Nessuna condanna per le testate giornalistiche citate in giudizio da Alberto Butera, imprenditore alcamese, per gli articoli sulla vicenda di un immobile al centro di illeciti edilizi che sorge ad Alcamo nei pressi di largo De Gasperi. Una storia, all’epoca dei fatti, che fece parecchio scalpore in quanto i proprietari del magazzino erano parenti dell’assessore pentastellato, in carica da pochi mesi, Fabio Butera. Alberto Butera, difeso dall’avvocato Vito Galbo, aveva citato in giudizio Giornale di Sicilia, Repubblica, TP 24, Ideazionenews e Alpa 1 chiedendo un risarcimento danni per responsabilità extracontrattuale per diffamazione a mezzo stampa. Dopo più di 5 anni da quegli articoli di stampa la sezione civile del Tribunale di Trapani, in composizione monocratica del giudice Carlo Maria Bucalo ha rigettato le richieste di risarcimento e non ha ravveduto alcun reato di diffamazione.

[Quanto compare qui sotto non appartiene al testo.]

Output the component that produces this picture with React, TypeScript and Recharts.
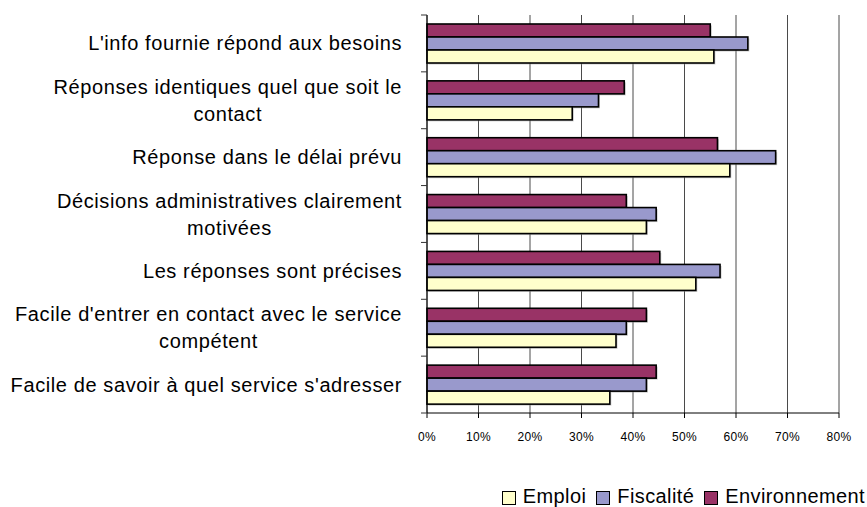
import React from "react";
import { BarChart, Bar, XAxis, YAxis, CartesianGrid } from "recharts";

// categories, top to bottom ("\n" = line break in the label)
const categories = [
  "L'info fournie répond aux besoins",
  "Réponses identiques quel que soit le\ncontact",
  "Réponse dans le délai prévu",
  "Décisions administratives clairement\nmotivées",
  "Les réponses sont précises ",
  "Facile d'entrer en contact avec le service\ncompétent",
  "Facile de savoir à quel service s'adresser",
];

// % values
const emploi = [55.7, 28.2, 58.8, 42.6, 52.2, 36.7, 35.5];
const fiscalite = [62.3, 33.3, 67.7, 44.5, 56.9, 38.7, 42.6];
const environnement = [55.0, 38.3, 56.4, 38.7, 45.2, 42.6, 44.5];

const xTicks = [0, 10, 20, 30, 40, 50, 60, 70, 80];

const data = categories.map((label, i) => ({
  label,
  emploi: emploi[i],
  fiscalite: fiscalite[i],
  environnement: environnement[i],
}));

const W = 867;
const H = 507;
const TOP = 15;
const RIGHT = 28;
const X_AXIS_H = 94;
const Y_AXIS_W = 427;
const FONT = '"Liberation Sans", Arial, sans-serif';
const LABEL_SIZE = 20;
const LABEL_LS = 0.6;

const COLORS = {
  emploi: "#FFFFCC",
  fiscalite: "#9999CC",
  environnement: "#993366",
};

let ctx: CanvasRenderingContext2D | null = null;
function textWidth(s: string) {
  if (!ctx) ctx = document.createElement("canvas").getContext("2d");
  if (!ctx) return s.length * 10;
  ctx.font = `${LABEL_SIZE}px ${FONT}`;
  return ctx.measureText(s).width + s.length * LABEL_LS;
}

function CategoryTick(props: any) {
  const { y, payload, index } = props;
  const half = payload?.offset || (H - TOP - X_AXIS_H) / categories.length / 2;
  const axisX = Y_AXIS_W;
  const right = axisX - 25;
  const lines = String(payload.value).split("\n");
  const w0 = textWidth(lines[0].trimEnd());
  const cx = right - w0 / 2;
  const lh = 27;
  const start = y - ((lines.length - 1) * lh) / 2 + 7;
  return (
    <g>
      <line x1={axisX - 6} x2={axisX} y1={y - half} y2={y - half} stroke="#333" />
      {index === categories.length - 1 && (
        <line x1={axisX - 6} x2={axisX} y1={y + half} y2={y + half} stroke="#333" />
      )}
      {lines.map((l, i) => (
        <text
          key={i}
          x={lines.length > 1 ? cx : right}
          y={start + i * lh}
          textAnchor={lines.length > 1 ? "middle" : "end"}
          fontSize={LABEL_SIZE}
          letterSpacing={LABEL_LS}
          fontFamily={FONT}
          fill="#000"
        >
          {lines.length > 1 ? l : l.trimEnd()}
        </text>
      ))}
    </g>
  );
}

function ShadowBar(props: any) {
  const { x, y, width, height, fill } = props;
  if (!width || width <= 0) return null;
  return (
    <g>
      <rect x={x + 1.5} y={y + 1.5} width={width} height={height} fill="#999" opacity={0.5} />
      <rect x={x} y={y} width={width} height={height} fill={fill} stroke="#000" strokeWidth={1.6} />
    </g>
  );
}

const legendItems = [
  { key: "emploi", name: "Emploi" },
  { key: "fiscalite", name: "Fiscalité" },
  { key: "environnement", name: "Environnement" },
] as const;

export default function App() {
  return (
    <div style={{ position: "relative", width: W, height: H, background: "#fff", fontFamily: FONT }}>
      <style>{"body{margin:0}"}</style>
      <BarChart
        width={W}
        height={H}
        data={data}
        layout="vertical"
        margin={{ top: TOP, right: RIGHT, bottom: 0, left: 0 }}
        barCategoryGap={9}
        barGap={0}
      >
        <CartesianGrid horizontal={false} stroke="#4a4a4a" />
        <XAxis
          type="number"
          domain={[0, 80]}
          ticks={xTicks}
          interval={0}
          tickFormatter={(v) => `${v}%`}
          height={X_AXIS_H}
          tickSize={5}
          tickMargin={14}
          stroke="#000"
          tick={{ fontSize: 12, fill: "#000", fontFamily: FONT, letterSpacing: 0.3 }}
        />
        <YAxis
          type="category"
          dataKey="label"
          width={Y_AXIS_W}
          interval={0}
          tickLine={false}
          axisLine={{ stroke: "#000" }}
          tick={<CategoryTick />}
        />
        <Bar dataKey="environnement" fill={COLORS.environnement} shape={<ShadowBar />} isAnimationActive={false} />
        <Bar dataKey="fiscalite" fill={COLORS.fiscalite} shape={<ShadowBar />} isAnimationActive={false} />
        <Bar dataKey="emploi" fill={COLORS.emploi} shape={<ShadowBar />} isAnimationActive={false} />
      </BarChart>
      <div
        style={{
          position: "absolute",
          right: 2,
          top: 486,
          display: "flex",
          alignItems: "flex-start",
          fontSize: 20,
          lineHeight: "20px",
          letterSpacing: 0.4,
          color: "#000",
          whiteSpace: "nowrap",
        }}
      >
        {legendItems.map((it) => (
          <div key={it.key} style={{ display: "flex", alignItems: "flex-start", marginLeft: 10 }}>
            <span
              style={{
                display: "inline-block",
                boxSizing: "border-box",
                width: 14,
                height: 14,
                border: "1.5px solid #000",
                background: COLORS[it.key],
                marginRight: 7,
                marginTop: 5,
              }}
            />
            <span>{it.name}</span>
          </div>
        ))}
      </div>
    </div>
  );
}
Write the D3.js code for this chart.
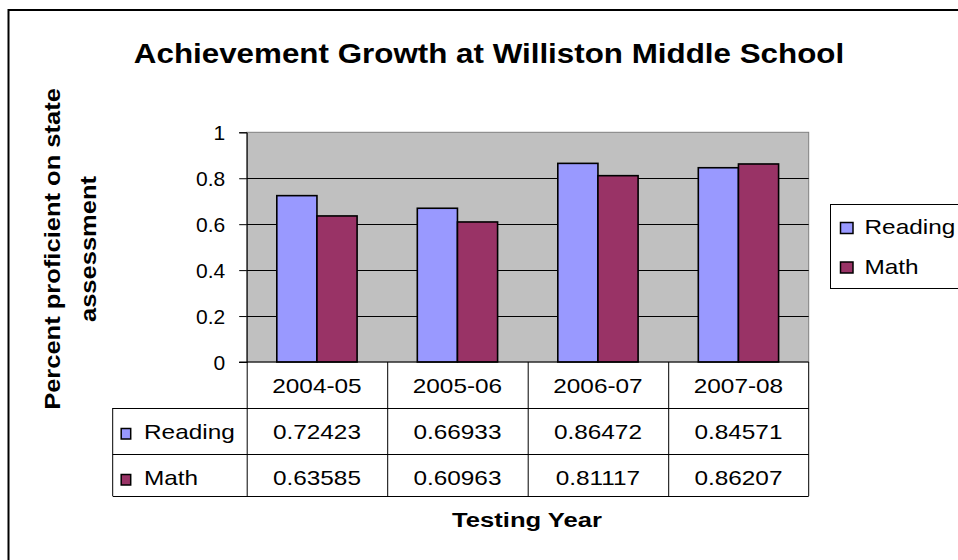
<!DOCTYPE html>
<html>
<head>
<meta charset="utf-8">
<title>Achievement Growth at Williston Middle School</title>
<script src="https://cdn.jsdelivr.net/npm/d3@7"></script>
<style>
    body { margin: 0; background: #fff; }
    svg { display: block; font-family: Arial, "Liberation Sans", sans-serif; }
</style>
</head>
<body>
<svg id="chart"></svg>
<script>
    // data
    const years = ["2004-05", "2005-06", "2006-07", "2007-08"];
    const seriesNames = ["Reading", "Math"];
    const reading = [0.72423, 0.66933, 0.86472, 0.84571];
    const math = [0.63585, 0.60963, 0.81117, 0.86207];
    const yTicks = [0, 0.2, 0.4, 0.6, 0.8, 1];
    const colors = ["#9999FF", "#993366"];

    const values = [reading, math];
    const W = 958, H = 560;

    const svg = d3.select("#chart").attr("width", W).attr("height", H);

    // outer chart frame
    svg.append("rect")
        .attr("x", 8.5).attr("y", 10)
        .attr("width", W + 20).attr("height", H + 20)
        .attr("fill", "#fff").attr("stroke", "#000").attr("stroke-width", 2);

    // text is a bit wider than Liberation Sans, so stretch it a little
    function label(parent, x, y, str, size, weight, anchor, sx, rot) {
        return parent.append("text")
            .attr("transform", `translate(${x},${y})` + (rot ? ` rotate(${rot})` : "") + ` scale(${sx},1)`)
            .attr("text-anchor", anchor)
            .attr("font-size", size)
            .attr("font-weight", weight)
            .attr("fill", "#000")
            .text(str);
    }

    const plot = { left: 246.7, right: 808.7, top: 132.3, bottom: 362 };
    const rows = [362, 408, 454, 496];
    const tableLeft = 112.7;

    const x = d3.scaleBand().domain(years).range([plot.left, plot.right]);
    const x1 = d3.scaleBand().domain(seriesNames).range([0, x.bandwidth()])
        .paddingInner(0).paddingOuter(0.75);
    const y = d3.scaleLinear().domain([0, 1]).range([plot.bottom, plot.top]);

    // plot area
    svg.append("rect")
        .attr("x", plot.left).attr("y", plot.top)
        .attr("width", plot.right - plot.left).attr("height", plot.bottom - plot.top)
        .attr("fill", "#C0C0C0").attr("stroke", "#808080").attr("stroke-width", 1);

    // gridlines
    svg.append("g").selectAll("line")
        .data(yTicks.filter(d => d > 0 && d < 1))
        .join("line")
        .attr("x1", plot.left).attr("x2", plot.right)
        .attr("y1", d => Math.round(y(d)) + 0.5).attr("y2", d => Math.round(y(d)) + 0.5)
        .attr("stroke", "#000").attr("stroke-width", 1);

    // bars
    const groups = svg.append("g").selectAll("g")
        .data(years)
        .join("g")
        .attr("transform", d => `translate(${x(d)},0)`);
    groups.selectAll("rect")
        .data((d, i) => seriesNames.map((s, j) => ({ s: s, j: j, v: values[j][i] })))
        .join("rect")
        .attr("x", d => x1(d.s))
        .attr("y", d => y(d.v))
        .attr("width", x1.bandwidth())
        .attr("height", d => y(0) - y(d.v))
        .attr("fill", d => colors[d.j])
        .attr("stroke", "#000").attr("stroke-width", 1.6);

    // y axis
    const yAxis = svg.append("g")
        .attr("transform", `translate(${plot.left},0)`)
        .call(d3.axisLeft(y).tickValues(yTicks).tickSize(7.5).tickPadding(14)
            .tickFormat(d => String(+d.toFixed(1))));
    yAxis.select(".domain").attr("stroke", "#000");
    yAxis.selectAll(".tick line").attr("stroke", "#000");
    yAxis.selectAll(".tick text")
        .attr("font-size", 21).attr("font-family", "Arial, 'Liberation Sans', sans-serif")
        .attr("fill", "#000").attr("dy", "0.36em");

    // data table
    const table = svg.append("g").attr("stroke", "#000").attr("stroke-width", 1);
    table.append("line").attr("x1", plot.left - 7.5).attr("x2", plot.right)
        .attr("y1", rows[0]).attr("y2", rows[0]);
    rows.slice(1).forEach(r => {
        table.append("line").attr("x1", tableLeft).attr("x2", plot.right)
            .attr("y1", r + 0.5).attr("y2", r + 0.5);
    });
    years.forEach(yr => {
        table.append("line").attr("x1", x(yr) + 0.5).attr("x2", x(yr) + 0.5)
            .attr("y1", rows[0]).attr("y2", rows[3]);
    });
    table.append("line").attr("x1", plot.right).attr("x2", plot.right)
        .attr("y1", rows[0]).attr("y2", rows[3]);
    table.append("line").attr("x1", tableLeft).attr("x2", tableLeft)
        .attr("y1", rows[1]).attr("y2", rows[3]);

    const fmt = d3.format(".5f");
    years.forEach((yr, i) => {
        const cx = x(yr) + x.bandwidth() / 2;
        label(svg, cx, rows[0] + 30.5, yr, 21, "normal", "middle", 1.16);
        values.forEach((vals, j) => {
            label(svg, cx, rows[j + 1] + 31, fmt(vals[i]), 21, "normal", "middle", 1.16);
        });
    });
    seriesNames.forEach((s, j) => {
        svg.append("rect")
            .attr("x", 121.2).attr("y", rows[j + 1] + 20.5)
            .attr("width", 9.5).attr("height", 10.5)
            .attr("fill", colors[j]).attr("stroke", "#000").attr("stroke-width", 1.5);
        label(svg, 144, rows[j + 1] + 31, s, 21, "normal", "start", 1.16);
    });

    // legend
    const lg = svg.append("g");
    lg.append("rect")
        .attr("x", 830.5).attr("y", 204.5).attr("width", 200).attr("height", 84)
        .attr("fill", "#fff").attr("stroke", "#000").attr("stroke-width", 1);
    seriesNames.forEach((s, j) => {
        lg.append("rect")
            .attr("x", 840.5).attr("y", 222.5 + j * 39.5)
            .attr("width", 12.5).attr("height", 11)
            .attr("fill", colors[j]).attr("stroke", "#000").attr("stroke-width", 1.5);
        label(lg, 864.5, 234 + j * 39.5, s, 21, "normal", "start", 1.16);
    });

    // titles
    label(svg, 489, 63, "Achievement Growth at Williston Middle School", 28, "bold", "middle", 1.12);
    label(svg, 527, 527, "Testing Year", 21, "bold", "middle", 1.22);
    label(svg, 60, 249, "Percent proficient on  state", 22, "bold", "middle", 1.16, -90);
    label(svg, 96, 249, "assessment", 22, "bold", "middle", 1.16, -90);
</script>
</body>
</html>
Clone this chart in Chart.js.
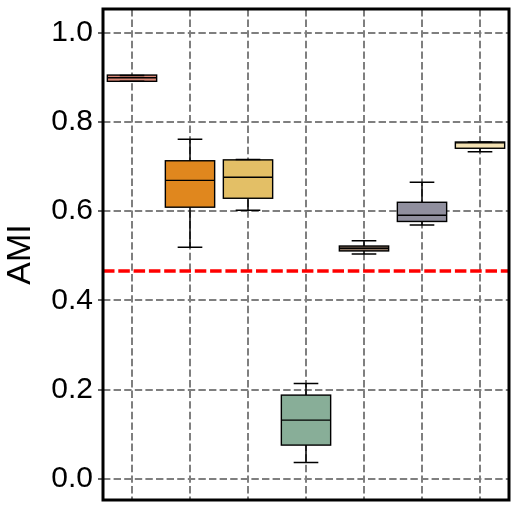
<!DOCTYPE html>
<html>
<head>
<meta charset="utf-8">
<script src="https://cdn.jsdelivr.net/npm/chart.js@4"></script>
<style>
  html, body { margin:0; padding:0; background:#fff; }
  #wrap { width:519px; height:511px; }
</style>
</head>
<body>
<div id="wrap"><canvas id="c"></canvas></div>
<script>
// ── data ───────────────────────────────────────────────────────────────────
const METHODS = ["M1", "M2", "M3", "M4", "M5", "M6", "M7"];
const MINS    = [0.891, 0.519, 0.602, 0.037, 0.504, 0.569, 0.733];
const Q1S     = [0.891, 0.609, 0.629, 0.076, 0.511, 0.577, 0.741];
const MEDIANS = [0.899, 0.669, 0.676, 0.132, 0.517, 0.591, 0.753];
const Q3S     = [0.905, 0.713, 0.715, 0.188, 0.522, 0.620, 0.755];
const MAXS    = [0.904, 0.761, 0.716, 0.214, 0.534, 0.665, 0.755];
const Y_TICKS = [0.0, 0.2, 0.4, 0.6, 0.8, 1.0];
const BASELINE_AMI = 0.466;

const COLORS = ["#d98675","#e0871e","#e3bf66","#88ae98","#8c7462","#908f9e","#f4e2b3"];

Chart.defaults.font.family = "'Liberation Sans', Arial, sans-serif";
Chart.defaults.color = "#000";

// whiskers, caps and medians, placed through the chart's own scales
const boxParts = {
  id: "boxParts",
  afterDatasetsDraw(chart){
    const { ctx, scales:{ y } } = chart;
    const meta = chart.getDatasetMeta(0);
    ctx.save();
    ctx.strokeStyle = "#000";
    ctx.lineCap = "butt";
    meta.data.forEach((bar, i) => {
      const cx = bar.x, half = bar.width / 2, cap = bar.width / 4;
      const yMin = y.getPixelForValue(MINS[i]), yMax = y.getPixelForValue(MAXS[i]);
      const yQ1 = y.getPixelForValue(Q1S[i]), yQ3 = y.getPixelForValue(Q3S[i]);
      const yMed = y.getPixelForValue(MEDIANS[i]);
      ctx.lineWidth = 1.5;
      ctx.beginPath();
      ctx.moveTo(cx, yQ3); ctx.lineTo(cx, yMax);
      ctx.moveTo(cx, yQ1); ctx.lineTo(cx, yMin);
      ctx.moveTo(cx - cap, yMax); ctx.lineTo(cx + cap, yMax);
      ctx.moveTo(cx - cap, yMin); ctx.lineTo(cx + cap, yMin);
      ctx.stroke();
      // box outline drawn centred on the edges, like the reference
      ctx.lineWidth = 1.4;
      const top = Math.min(yQ1, yQ3), h = Math.abs(yQ1 - yQ3);
      ctx.strokeRect(cx - half, top, half * 2, h);
      ctx.beginPath();
      ctx.moveTo(cx - half, yMed); ctx.lineTo(cx + half, yMed);
      ctx.stroke();
    });
    // red baseline
    const yb = y.getPixelForValue(BASELINE_AMI);
    ctx.strokeStyle = "#ff0000";
    ctx.lineWidth = 3.6;
    ctx.setLineDash([11.5, 3.8]);
    ctx.beginPath();
    ctx.moveTo(chart.chartArea.left, yb); ctx.lineTo(chart.chartArea.right, yb);
    ctx.stroke();
    ctx.restore();
  },
  afterDraw(chart){
    const { ctx, chartArea:a } = chart;
    ctx.save();
    ctx.strokeStyle = "#000";
    ctx.lineWidth = 3;
    ctx.strokeRect(a.left, a.top, a.right - a.left, a.bottom - a.top);
    ctx.restore();
  }
};

new Chart(document.getElementById("c"), {
  type: "bar",
  data: {
    labels: METHODS,
    datasets: [{
      data: METHODS.map((m, i) => [Q1S[i], Q3S[i]]),
      backgroundColor: COLORS,
      borderWidth: 0,
      borderSkipped: false,
      barPercentage: 0.85,
      categoryPercentage: 1,
    }],
  },
  options: {
    responsive: true,
    maintainAspectRatio: false,
    animation: false,
    layout: { padding: { top: 9, right: 10, bottom: 0, left: 0 } },
    plugins: { legend: { display:false }, tooltip: { enabled:false } },
    scales: {
      x: {
        offset: true,
        ticks: { display:false },
        grid: { offset:false, color:"#7f7f7f", lineWidth:2, drawTicks:false },
        border: { display:false, dash:[7.4, 3.2] },
        afterFit(s){ s.height = 11; s.paddingLeft = 0; s.paddingRight = 0; },
      },
      y: {
        min: -0.047, max: 1.053,
        afterBuildTicks(s){ s.ticks = Y_TICKS.map(v => ({ value:v })); },
        ticks: { font:{ size:30 }, padding:5, callback: v => v.toFixed(1) },
        grid: { color:"#7f7f7f", lineWidth:2, tickLength:5, tickColor:"#000", tickWidth:1.2 },
        border: { display:false, dash:[7.4, 3.2] },
        title: { display:true, text:"AMI", font:{ size:34 }, padding:{ top:0, bottom:0 } },
        afterFit(s){ s.width = 103; s.paddingTop = 0; s.paddingBottom = 0; },
      },
    },
  },
  plugins: [boxParts],
});
</script>
</body>
</html>
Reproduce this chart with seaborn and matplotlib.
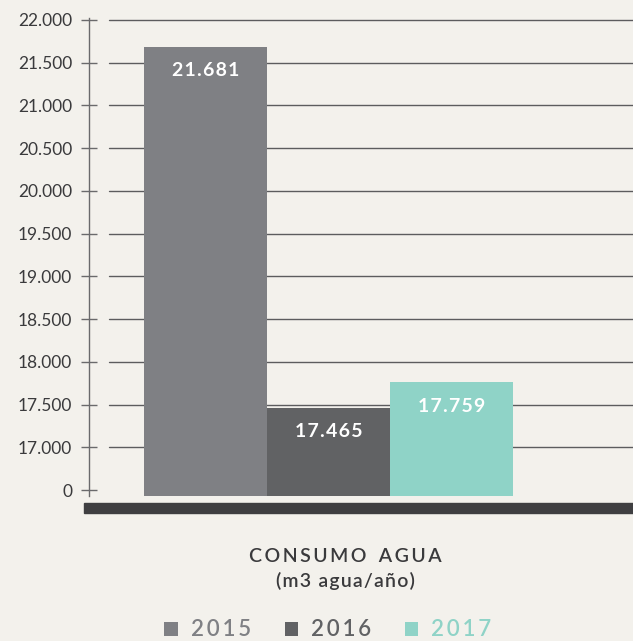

“Nel vagliare la domanda proposta contro le tre testate giornalistiche in oggetto – si legge nella sentenza – ci si deve rifare alla giurisprudenza di legittimità che esamina la portata scriminante del diritto di cronaca. Per gli articoli al centro del giudizio sussiste quindi la verità (quantomeno putativa) della notizia riportata. In altri termini, è vero che alla data della pubblicazione della notizia da parte delle tre testate esisteva un’indagine per abusi edilizi inerenti all’immobile, la cui proprietà – almeno apparentemente – faceva capo anche ad Alberto Butera. La prova la fornisce lo stesso ricorrente – scrive il Tribunale di Trapani – con la relazione depositata in cui si legge che all’epoca della pubblicazione della notizia (aprile 2017) sussisteva una difformità tra i dati catastali relativi all’immobile (in pratica la fonte invocata dalle testate giornalistiche) e la reale situazione catastale dello stesso magazzino.
L’accertamento della verità operato dalle testate giornalistiche soddisfa quindi i criteri ed i requisiti previsti in merito all’esercizio legittimo del diritto di cronaca – si legge nella sentenza. Tra l’altro nella trattazione della notizia da parte di tutte le testate in esame, il requisito della continenza. Dalla lettura degli articoli contestati non emergono, infatti, “toni suggestivi o insinuanti”, piuttosto la notizia viene riportata da tutte le testate con toni pressocché obbiettivi: viene dato atto delle indagini in corso, ed infatti il fatto illecito è descritto – praticamente sempre – in termini dubitativi e con l’uso del condizionale. Fin qui il parere del giudice monocratico che si è anche soffermato sull’interesse pubblico alla notizia. Alberto Butera dovrà quindi pagare le spese legali sia al Giornale di Sicilia che ad Alpa 1, testata quest’ultima difesa dall’avvocato Gianluca Vivona. L’imprenditore alcamese dovrà anche pagare un quarto delle spese legali a Repubblica, a IdeazioneNews e a TP 24.